Scientists find 'breathing' magma cap inside Yellowstone supervolcano

A "breathing" cap of magma has been discovered inside the Yellowstone supervolcano, and it might help determine when the volcano will next erupt, a new study has found.

Yellowstone hasn't had a major eruption for hundreds of thousands of years, but it's still very much an active system. This newly discovered cap, which is 2.6 miles (3.8 kilometers) below the surface, acts like a lid, according to a recent statement. Not only does this lid trap a significant amount of heat and pressure inside, but it also appears to be porous enough to steadily release some of that pressure, so the whole system doesn't blow.

Discovering the cap gives researchers a better understanding of where Yellowstone's magma begins, along with fresh insights into the nature of this ancient volcanic system. The researchers published their findings April 16 in the journal Nature.

"For decades, we've known there’s magma beneath Yellowstone, but the exact depth and structure of its upper boundary has been a big question," study co-author Brandon Schmandt, a professor of earth, environmental and planetary sciences at Rice University, said in the statement. "What we've found is that this reservoir hasn’t shut down — it's been sitting there for a couple million years, but it’s still dynamic."

Related: We finally know where the Yellowstone volcano will erupt next

Yellowstone is one of the world's largest volcanic systems. The volcano has blown big on three occasions in the last 2.1 million years — the most recent was 640,000 years ago and covered 2,900 square miles (7,500 square kilometers). Researchers aren't expecting Yellowstone to erupt again for many thousands of years, and there's no guarantee it'll ever have another catastrophic eruption like those in the past. However, volcanic eruptions are difficult to predict, and scientists still have a lot to learn about the Yellowstone system.

Schmandt and his colleagues focused their new research on the northeastern part of the caldera, where previous studies have suggested the next eruption could come. To identify the depth of the top of the magma system, the team used a 53,000-pound (24,000 kilograms) vibroseis truck. These trucks generate tiny earthquakes that send seismic waves into the ground, which then reflect off different layers in the Earth. Researchers then recorded when the reflected waves returned to the surface, according to the statement.

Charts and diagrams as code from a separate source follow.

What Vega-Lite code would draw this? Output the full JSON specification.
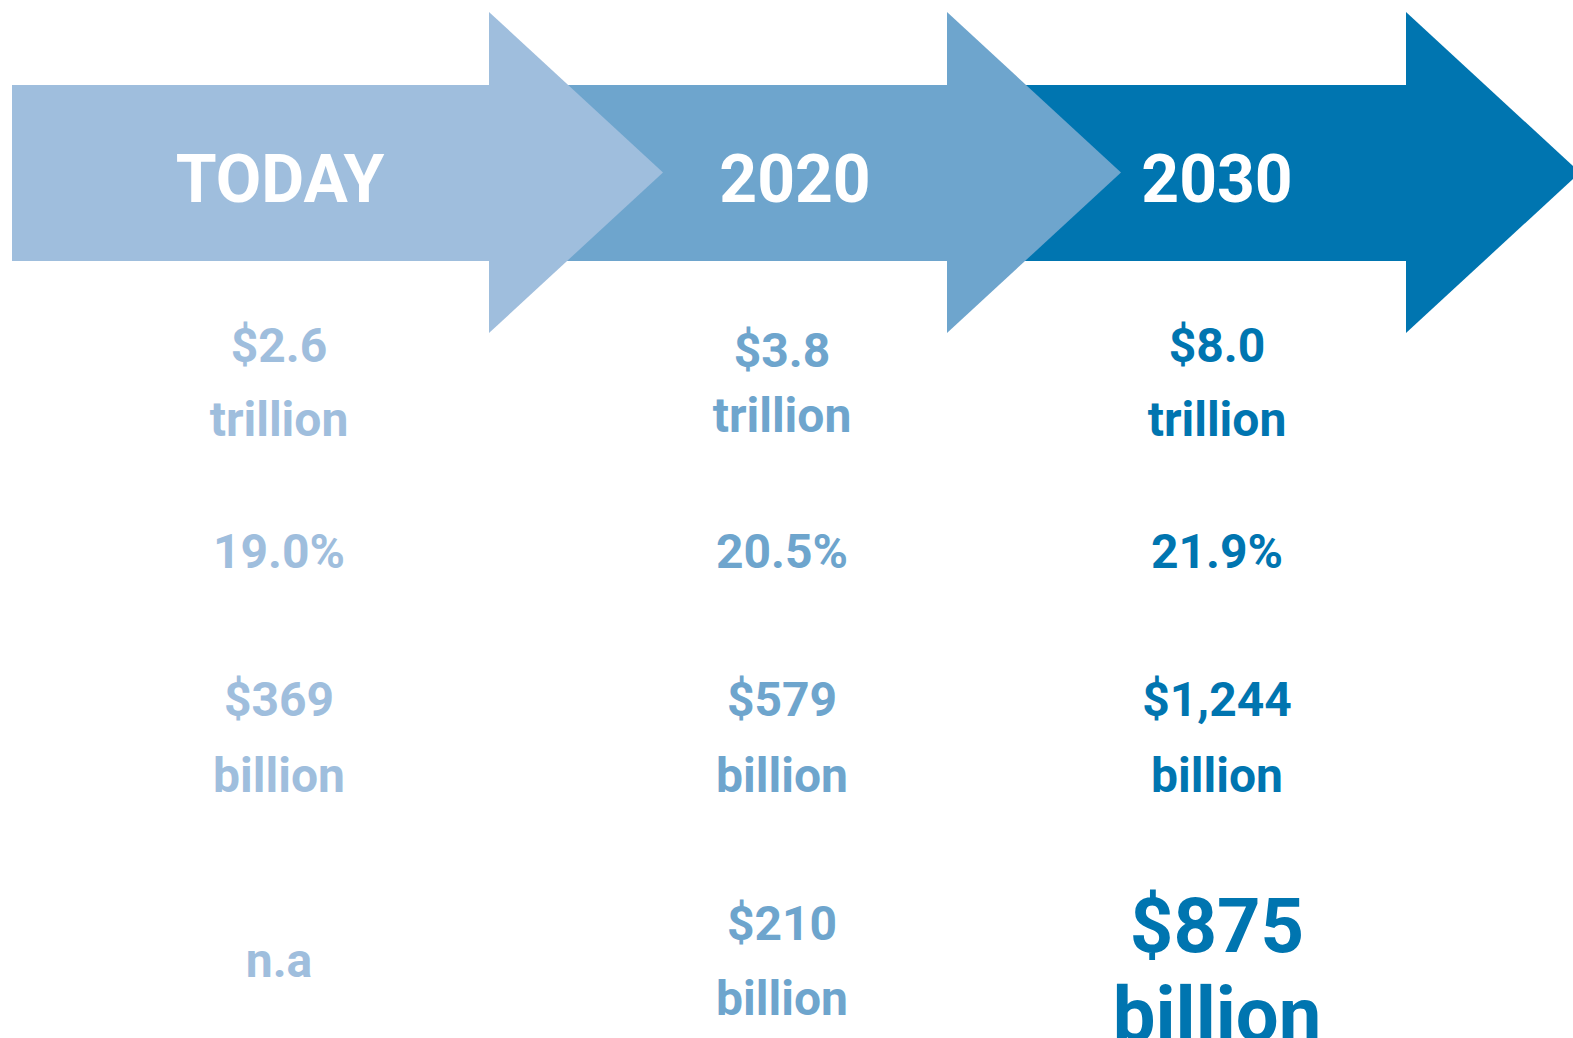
{
  "$schema": "https://vega.github.io/schema/vega-lite/v6.json",
  "width": 1573,
  "height": 1038,
  "autosize": {"type": "none"},
  "padding": 0,
  "background": "white",
  "config": {"view": {"stroke": null}},
  "datasets": {
    "bodies": [
      {"col": "TODAY", "x0": 12, "x1": 490, "top": 85, "bottom": 261},
      {"col": "2020", "x0": 560, "x1": 948, "top": 85, "bottom": 261},
      {"col": "2030", "x0": 1020, "x1": 1408, "top": 85, "bottom": 261}
    ],
    "heads": [
      {"col": "TODAY", "hx": 489, "ht": 12, "hb": 333},
      {"col": "TODAY", "hx": 663, "ht": 172.5, "hb": 172.5},
      {"col": "2020", "hx": 947, "ht": 12, "hb": 333},
      {"col": "2020", "hx": 1121, "ht": 172.5, "hb": 172.5},
      {"col": "2030", "hx": 1406, "ht": 12, "hb": 333},
      {"col": "2030", "hx": 1580, "ht": 172.5, "hb": 172.5}
    ],
    "labels": [
      {"col": "TODAY", "kind": "header", "label": "TODAY", "cx": 280, "by": 202},
      {"col": "2020", "kind": "header", "label": "2020", "cx": 795, "by": 202},
      {"col": "2030", "kind": "header", "label": "2030", "cx": 1217, "by": 202},
      {"col": "TODAY", "kind": "value", "label": "$2.6", "cx": 279, "by": 362},
      {"col": "TODAY", "kind": "value", "label": "trillion", "cx": 279, "by": 436},
      {"col": "TODAY", "kind": "value", "label": "19.0%", "cx": 279, "by": 568},
      {"col": "TODAY", "kind": "value", "label": "$369", "cx": 279, "by": 716},
      {"col": "TODAY", "kind": "value", "label": "billion", "cx": 279, "by": 792},
      {"col": "TODAY", "kind": "value", "label": "n.a", "cx": 279, "by": 977},
      {"col": "2020", "kind": "value", "label": "$3.8", "cx": 782, "by": 367},
      {"col": "2020", "kind": "value", "label": "trillion", "cx": 782, "by": 432},
      {"col": "2020", "kind": "value", "label": "20.5%", "cx": 782, "by": 568},
      {"col": "2020", "kind": "value", "label": "$579", "cx": 782, "by": 716},
      {"col": "2020", "kind": "value", "label": "billion", "cx": 782, "by": 792},
      {"col": "2020", "kind": "value", "label": "$210", "cx": 782, "by": 940},
      {"col": "2020", "kind": "value", "label": "billion", "cx": 782, "by": 1015},
      {"col": "2030", "kind": "value", "label": "$8.0", "cx": 1217, "by": 362},
      {"col": "2030", "kind": "value", "label": "trillion", "cx": 1217, "by": 436},
      {"col": "2030", "kind": "value", "label": "21.9%", "cx": 1217, "by": 568},
      {"col": "2030", "kind": "value", "label": "$1,244", "cx": 1217, "by": 716},
      {"col": "2030", "kind": "value", "label": "billion", "cx": 1217, "by": 792},
      {"col": "2030", "kind": "big", "label": "$875", "cx": 1217, "by": 952},
      {"col": "2030", "kind": "big", "label": "billion", "cx": 1217, "by": 1041}
    ]
  },
  "layer": [
    {
      "data": {"name": "bodies"},
      "mark": {"type": "rect"},
      "encoding": {
        "x": {"field": "x0", "type": "quantitative", "scale": {"domain": [0, 1573], "nice": false, "zero": false}, "axis": null},
        "x2": {"field": "x1"},
        "y": {"field": "top", "type": "quantitative", "scale": {"domain": [0, 1038], "nice": false, "zero": false, "reverse": true}, "axis": null},
        "y2": {"field": "bottom"},
        "color": {"field": "col", "type": "nominal", "scale": {"domain": ["TODAY", "2020", "2030"], "range": ["#9fbedd", "#6ea5cd", "#0075b0"]}, "legend": null}
      }
    },
    {
      "data": {"name": "heads"},
      "mark": {"type": "area", "orient": "vertical", "opacity": 1},
      "encoding": {
        "x": {"field": "hx", "type": "quantitative", "scale": {"domain": [0, 1573], "nice": false, "zero": false}, "axis": null},
        "y": {"field": "ht", "type": "quantitative", "scale": {"domain": [0, 1038], "nice": false, "zero": false, "reverse": true}, "axis": null},
        "y2": {"field": "hb"},
        "color": {"field": "col", "type": "nominal", "scale": {"domain": ["TODAY", "2020", "2030"], "range": ["#9fbedd", "#6ea5cd", "#0075b0"]}, "legend": null}
      }
    },
    {
      "data": {"name": "labels"},
      "transform": [{"filter": "datum.kind === 'header'"}],
      "mark": {"type": "text", "font": "Roboto", "fontWeight": "bold", "fontSize": 66, "align": "center", "baseline": "alphabetic", "color": "white"},
      "encoding": {
        "x": {"field": "cx", "type": "quantitative", "scale": {"domain": [0, 1573], "nice": false, "zero": false}, "axis": null},
        "y": {"field": "by", "type": "quantitative", "scale": {"domain": [0, 1038], "nice": false, "zero": false, "reverse": true}, "axis": null},
        "text": {"field": "label"}
      }
    },
    {
      "data": {"name": "labels"},
      "transform": [{"filter": "datum.kind === 'value'"}],
      "mark": {"type": "text", "font": "Roboto", "fontWeight": "bold", "fontSize": 48, "align": "center", "baseline": "alphabetic"},
      "encoding": {
        "x": {"field": "cx", "type": "quantitative", "scale": {"domain": [0, 1573], "nice": false, "zero": false}, "axis": null},
        "y": {"field": "by", "type": "quantitative", "scale": {"domain": [0, 1038], "nice": false, "zero": false, "reverse": true}, "axis": null},
        "text": {"field": "label"},
        "color": {"field": "col", "type": "nominal", "scale": {"domain": ["TODAY", "2020", "2030"], "range": ["#9fbedd", "#6ea5cd", "#0075b0"]}, "legend": null}
      }
    },
    {
      "data": {"name": "labels"},
      "transform": [{"filter": "datum.kind === 'big'"}],
      "mark": {"type": "text", "font": "Roboto", "fontWeight": "bold", "fontSize": 76, "align": "center", "baseline": "alphabetic"},
      "encoding": {
        "x": {"field": "cx", "type": "quantitative", "scale": {"domain": [0, 1573], "nice": false, "zero": false}, "axis": null},
        "y": {"field": "by", "type": "quantitative", "scale": {"domain": [0, 1038], "nice": false, "zero": false, "reverse": true}, "axis": null},
        "text": {"field": "label"},
        "color": {"field": "col", "type": "nominal", "scale": {"domain": ["TODAY", "2020", "2030"], "range": ["#9fbedd", "#6ea5cd", "#0075b0"]}, "legend": null}
      }
    }
  ]
}
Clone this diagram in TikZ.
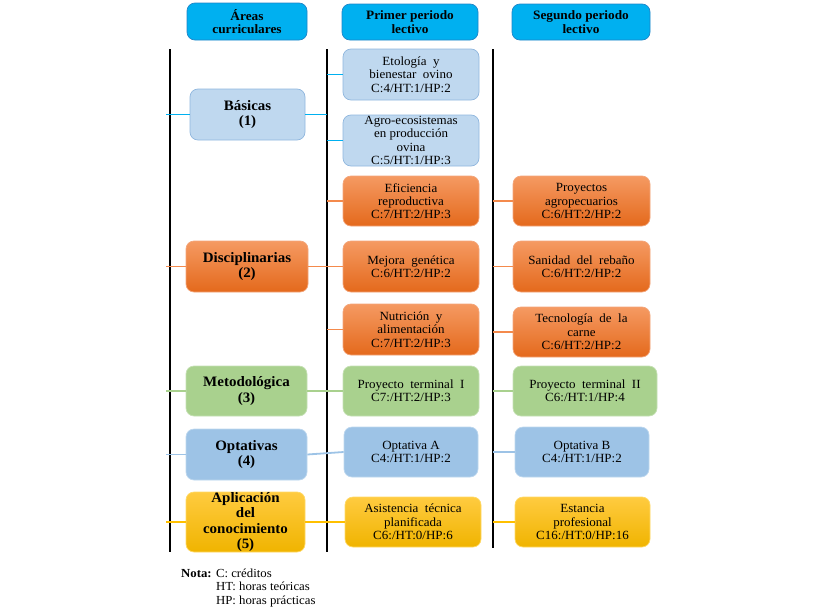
\documentclass[tikz,border=0pt]{standalone}
\usepackage{fontspec}
\setmainfont{Liberation Serif}[FakeStretch=1.04]
\definecolor{cHdr}{HTML}{00B0F0}
\definecolor{cHdrB}{HTML}{1F85C8}
\definecolor{cLb}{HTML}{BFD8EF}
\definecolor{cLbB}{HTML}{8FB6DE}
\definecolor{cOrT}{HTML}{F59A62}
\definecolor{cOrB}{HTML}{E4691C}
\definecolor{cOrD}{HTML}{F3A57A}
\definecolor{cGr}{HTML}{A9D18E}
\definecolor{cGrB}{HTML}{C5E0B4}
\definecolor{cOb}{HTML}{9DC3E6}
\definecolor{cObB}{HTML}{BDD7EE}
\definecolor{cYeT}{HTML}{FFCB40}
\definecolor{cYeB}{HTML}{F0B400}
\definecolor{cYeD}{HTML}{FFD966}
\definecolor{sCy}{HTML}{00B0F0}
\definecolor{sOr}{HTML}{F48A4C}
\definecolor{sGr}{HTML}{A9D18E}
\definecolor{sBl}{HTML}{9DC3E6}
\definecolor{sYe}{HTML}{FFC000}
\newcommand\mybody{\fontsize{12.5}{13.3}\selectfont}
\newcommand\myhdr{\bfseries\fontsize{12.8}{13.3}\selectfont}
\newcommand\myarea{\bfseries\fontsize{14.4}{15.7}\selectfont}
\newcommand\mynota{\fontsize{12.3}{13.6}\selectfont}
\begin{document}
\begin{tikzpicture}[x=1pt,y=-1pt,
  boxbase/.style={rounded corners=8pt, inner sep=0pt, align=center, font=\mybody, line width=0.7pt},
  hdrbox/.style={boxbase, fill=cHdr, draw=cHdrB, font=\myhdr},
  lbbox/.style={boxbase, fill=cLb, draw=cLbB},
  orbox/.style={boxbase, top color=cOrT, bottom color=cOrB, draw=cOrD},
  grbox/.style={boxbase, fill=cGr, draw=cGrB},
  obbox/.style={boxbase, fill=cOb, draw=cObB},
  yebox/.style={boxbase, top color=cYeT, bottom color=cYeB, draw=cYeD},
  areafont/.style={font=\myarea},
  vline/.style={draw=black, line width=2pt},
  stubcy/.style={draw=sCy, line width=1.8pt},
  stubor/.style={draw=sOr, line width=1.8pt},
  stubgr/.style={draw=sGr, line width=1.8pt},
  stubbl/.style={draw=sBl, line width=1.8pt},
  stubye/.style={draw=sYe, line width=1.8pt}
]
\useasboundingbox (0,0) rectangle (822,608);

% vertical lines
\coordinate (L1t) at (170,49); \coordinate (L1b) at (170,552);
\coordinate (L2t) at (327,49); \coordinate (L2b) at (327,552);
\coordinate (L3t) at (493,49); \coordinate (L3b) at (493,548);
\coordinate (L0) at (166,49);
\draw[vline] (L1t) -- (L1b);
\draw[vline] (L2t) -- (L2b);
\draw[vline] (L3t) -- (L3b);

% headers
\node[hdrbox, minimum width=120pt, minimum height=37pt] (h1) at (247,21.5) {Áreas\\curriculares};
\node[hdrbox, minimum width=136pt, minimum height=36pt] (h2) at (410,22) {Primer periodo\\lectivo};
\node[hdrbox, minimum width=138pt, minimum height=36pt] (h3) at (581,22) {Segundo periodo\\lectivo};

% column 1
\node[lbbox, areafont, minimum width=115pt, minimum height=51pt] (bas) at (247.5,114.5) {Básicas\\(1)};
\node[orbox, areafont, minimum width=122pt, minimum height=51pt] (dis) at (247,266.5) {Disciplinarias\\(2)};
\node[grbox, areafont, minimum width=121pt, minimum height=50pt] (met) at (246.5,391) {Metodológica\\(3)};
\node[obbox, areafont, minimum width=121pt, minimum height=51pt] (opt) at (246.5,454.5) {Optativas\\(4)};
\node[yebox, font=\bfseries\fontsize{14.4}{15.3}\selectfont, minimum width=119pt, minimum height=60pt] (apl) at (245.5,522) {Aplicación\\del\\conocimiento\\(5)};

% column 2
\node[lbbox, minimum width=136pt, minimum height=51pt] (c21) at (411,74.5) {Etología\ \ y\\bienestar\ \ ovino\\C:4/HT:1/HP:2};
\node[lbbox, minimum width=136pt, minimum height=51pt] (c22) at (411,140.5) {Agro-ecosistemas\\en producción\\ovina\\C:5/HT:1/HP:3};
\node[orbox, minimum width=136pt, minimum height=50pt] (c23) at (411,201) {Eficiencia\\reproductiva\\C:7/HT:2/HP:3};
\node[orbox, minimum width=136pt, minimum height=51pt] (c24) at (411,266.5) {Mejora\ \ genética\\C:6/HT:2/HP:2};
\node[orbox, minimum width=136pt, minimum height=51pt] (c25) at (411,329.5) {Nutrición\ \ y\\alimentación\\C:7/HT:2/HP:3};
\node[grbox, minimum width=136pt, minimum height=50pt] (c26) at (411,391) {Proyecto\ \ terminal\ \ I\\C7:/HT:2/HP:3};
\node[obbox, minimum width=134pt, minimum height=50pt] (c27) at (411,452) {Optativa A\\C4:/HT:1/HP:2};
\node[yebox, minimum width=136pt, minimum height=50pt] (c28) at (413,522) {Asistencia\ \ técnica\\planificada\\C6:/HT:0/HP:6};

% column 3
\node[orbox, minimum width=137pt, minimum height=50pt] (c31) at (581.5,201) {Proyectos\\agropecuarios\\C:6/HT:2/HP:2};
\node[orbox, minimum width=137pt, minimum height=51pt] (c32) at (581.5,266.5) {Sanidad\ \ del\ \ rebaño\\C:6/HT:2/HP:2};
\node[orbox, minimum width=137pt, minimum height=50pt] (c33) at (581.5,332) {Tecnología\ \ de\ \ la\\carne\\C:6/HT:2/HP:2};
\node[grbox, minimum width=144pt, minimum height=50pt] (c34) at (585,391) {Proyecto\ \ terminal\ \ II\\C6:/HT:1/HP:4};
\node[obbox, minimum width=134pt, minimum height=50pt] (c35) at (582,452) {Optativa B\\C4:/HT:1/HP:2};
\node[yebox, minimum width=135pt, minimum height=50pt] (c36) at (582.5,522) {Estancia\\profesional\\C16:/HT:0/HP:16};

% left stubs
\draw[stubcy] (L0 |- bas.west) -- (bas.west);
\draw[stubor] (L0 |- dis.west) -- (dis.west);
\draw[stubgr] (L0 |- met.west) -- (met.west);
\draw[stubbl] (L0 |- opt.west) -- (opt.west);
\draw[stubye] (L0 |- apl.west) -- (apl.west);

% column 1 to column 2
\draw[stubcy] (bas.east) -- (L2t |- bas.east);
\draw[stubor] (dis.east) -- (c24.west);
\draw[stubgr] (met.east) -- (c26.west);
\draw[stubbl] (opt.east) -- (c27.west);
\draw[stubye] (apl.east) -- (c28.west);

% middle line stubs
\draw[stubcy] (L2t |- c21.west) -- (c21.west);
\draw[stubcy] (L2t |- c22.west) -- (c22.west);
\draw[stubor] (L2t |- c23.west) -- (c23.west);
\draw[stubor] (L2t |- c25.west) -- (c25.west);

% right line stubs
\draw[stubor] (L3t |- c31.west) -- (c31.west);
\draw[stubor] (L3t |- c32.west) -- (c32.west);
\draw[stubor] (L3t |- c33.west) -- (c33.west);
\draw[stubgr] (L3t |- c34.west) -- (c34.west);
\draw[stubbl] (L3t |- c35.west) -- (c35.west);
\draw[stubye] (L3t |- c36.west) -- (c36.west);

% note
\node[anchor=north west, inner sep=0pt, font=\mynota] (nota) at (181,567.5)
  {\begin{tabular}{@{}l@{ }l@{}}\textbf{Nota:} & C: créditos\\ & HT: horas teóricas\\ & HP: horas prácticas\end{tabular}};
\end{tikzpicture}
\end{document}
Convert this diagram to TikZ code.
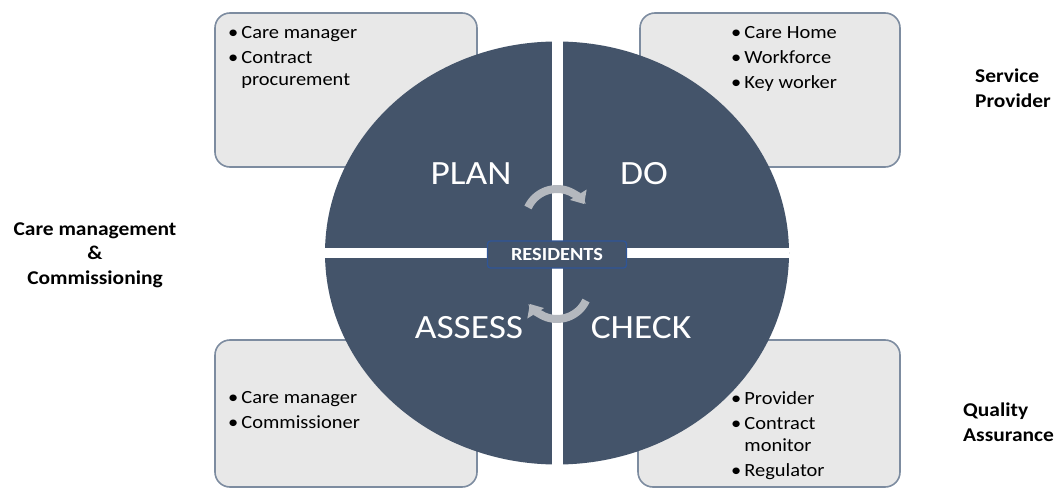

Once they had the depth, the team used computer models to determine that the cap layer was most likely made up of molten minerals and supercritical water bubbles within a porous rock. Bubbles accumulating in a volcanic system can increase pressure and may help trigger eruptions. However, in Yellowstone, the researchers found that the bubbles are rising and then escaping through the porous cap, thus releasing the pressure and lowering the risk of an eruption. Schmandt compared this system to "steady breathing."

"Although we detected a volatile-rich layer, its bubble and melt contents are below the levels typically associated with imminent eruption," Schmandt said. "Instead, it looks like the system is efficiently venting gas through cracks and channels between mineral crystals, which makes sense to me given Yellowstone's abundant hydrothermal features emitting magmatic gases."